§ WHAT THE TASK REQUIRES: Retype the opening lines of the data exactly, stopping after the line that contains "CartesianGrid, ReferenceLine, LabelList". Skip every picture.
*** DATASET SECTION ***
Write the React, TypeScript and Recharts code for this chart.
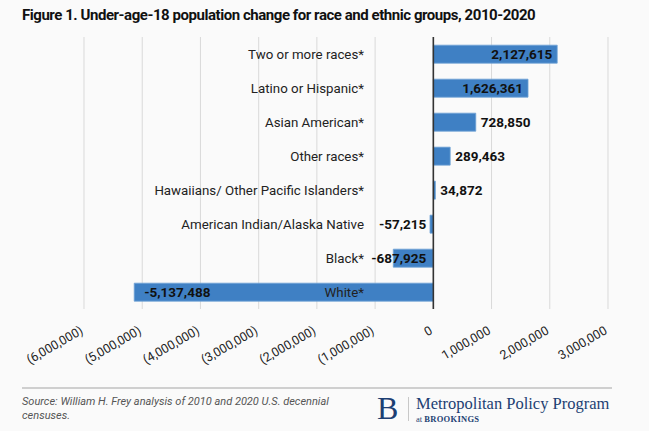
import React from "react";
import { BarChart, Bar, XAxis, YAxis, CartesianGrid, ReferenceLine, LabelList } from "recharts";

const groups = [
  "Two or more races*",
  "Latino or Hispanic*",
  "Asian American*",
  "Other races*",
  "Hawaiians/ Other Pacific Islanders*",
  "American Indian/Alaska Native",
  "Black*",
  "White*",
];
const change = [2127615, 1626361, 728850, 289463, 34872, -57215, -687925, -5137488];
const xTicks = [-6000000, -5000000, -4000000, -3000000, -2000000, -1000000, 0, 1000000, 2000000, 3000000];

const data = groups.map((group, i) => ({ group, value: change[i] }));

const FONT = "Roboto, 'Noto Sans', sans-serif";
const SERIF = "'Liberation Serif', 'DejaVu Serif', serif";
const BLUE = "#3f80c4";
const NAVY = "#1d3f73";
const CAT_LABEL_X = 364;

const fmtTick = (v: number) =>
  v < 0 ? `(${Math.abs(v).toLocaleString("en-US")})` : v.toLocaleString("en-US");

const AxisTick = (props: any) => {
  const { x, y, payload } = props;
  const ty = y + 16;
  return (
    <text
      x={x}
      y={ty}
      transform={`rotate(-30, ${x}, ${ty})`}
      textAnchor="end"
      fontSize={12.5}
      fontFamily={FONT}
      fill="#222"
    >
      {fmtTick(payload.value)}
    </text>
  );
};

const ValueLabel = (props: any) => {
  const { x, y, width, height, value } = props;
  const left = Math.min(x, x + width);
  const right = Math.max(x, x + width);
  const cy = y + height / 2;
  let tx: number;
  let anchor: "start" | "end";
  if (value >= 1000000) {
    tx = right - 5;
    anchor = "end";
  } else if (value >= 0) {
    tx = right + 5;
    anchor = "start";
  } else if (value <= -1000000) {
    tx = left + 10;
    anchor = "start";
  } else {
    tx = right - 7;
    anchor = "end";
  }
  return (
    <text
      x={tx}
      y={cy}
      dy="0.36em"
      textAnchor={anchor}
      fontSize={13.5}
      fontWeight={700}
      fontFamily={FONT}
      fill="#111"
    >
      {Number(value).toLocaleString("en-US")}
    </text>
  );
};

const GroupLabel = (props: any) => {
  const { y, height, value } = props;
  return (
    <text
      x={CAT_LABEL_X}
      y={y + height / 2}
      dy="0.36em"
      textAnchor="end"
      fontSize={13.3}
      fontFamily={FONT}
      fill="#222"
    >
      {value}
    </text>
  );
};

export default function App() {
  return (
    <div
      style={{
        position: "absolute",
        left: 0,
        top: 0,
        width: 649,
        height: 431,
        background: "#fafafa",
        fontFamily: FONT,
        overflow: "hidden",
      }}
    >
      <div
        style={{
          position: "absolute",
          left: 22,
          top: 6,
          fontSize: 15,
          fontWeight: 700,
          color: "#111",
          letterSpacing: -0.45,
          whiteSpace: "nowrap",
        }}
      >
        Figure 1. Under-age-18 population change for race and ethnic groups, 2010-2020
      </div>
      <BarChart
        width={649}
        height={431}
        data={data}
        layout="vertical"
        margin={{ top: 37, right: 41, bottom: 92, left: 84 }}
        barCategoryGap="24%"
      >
        <CartesianGrid horizontal={false} stroke="#d9d9d9" strokeWidth={1} />
        <XAxis
          type="number"
          domain={[-6000000, 3000000]}
          ticks={xTicks}
          interval={0}
          axisLine={false}
          tickLine={false}
          height={30}
          tick={<AxisTick />}
        />
        <YAxis type="category" dataKey="group" hide />
        <Bar dataKey="value" fill={BLUE} stroke="#6fa2d6" strokeWidth={0.8} isAnimationActive={false}>
          <LabelList dataKey="group" content={<GroupLabel />} />
          <LabelList dataKey="value" content={<ValueLabel />} />
        </Bar>
        <ReferenceLine x={0} stroke="#333" strokeWidth={1.6} />
      </BarChart>
      <div
        style={{
          position: "absolute",
          left: 22,
          top: 387,
          width: 590,
          height: 2,
          background: "#cfcfcf",
        }}
      />
      <div
        style={{
          position: "absolute",
          left: 22,
          top: 395,
          width: 330,
          fontSize: 11,
          fontStyle: "italic",
          color: "#555",
          lineHeight: "14px",
        }}
      >
        Source: William H. Frey analysis of 2010 and 2020 U.S. decennial censuses.
      </div>
      <div
        style={{
          position: "absolute",
          left: 377,
          top: 392,
          fontFamily: SERIF,
          fontSize: 32,
          color: NAVY,
          lineHeight: "32px",
        }}
      >
        B
      </div>
      <div
        style={{
          position: "absolute",
          left: 408,
          top: 397,
          width: 1,
          height: 24,
          background: "#c8c8c8",
        }}
      />
      <div
        style={{
          position: "absolute",
          left: 416,
          top: 394,
          fontFamily: SERIF,
          fontSize: 16.5,
          color: NAVY,
          whiteSpace: "nowrap",
          lineHeight: "20px",
        }}
      >
        Metropolitan Policy Program
      </div>
      <div
        style={{
          position: "absolute",
          left: 416,
          top: 414,
          fontFamily: SERIF,
          fontSize: 8.5,
          color: NAVY,
          whiteSpace: "nowrap",
          lineHeight: "10px",
        }}
      >
        at <span style={{ fontWeight: 700, letterSpacing: 0.3 }}>BROOKINGS</span>
      </div>
    </div>
  );
}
***
§ TASK RESULT:
Write the React, TypeScript and Recharts code for this chart.
import React from "react";
import { BarChart, Bar, XAxis, YAxis, CartesianGrid, ReferenceLine, LabelList } from "recharts";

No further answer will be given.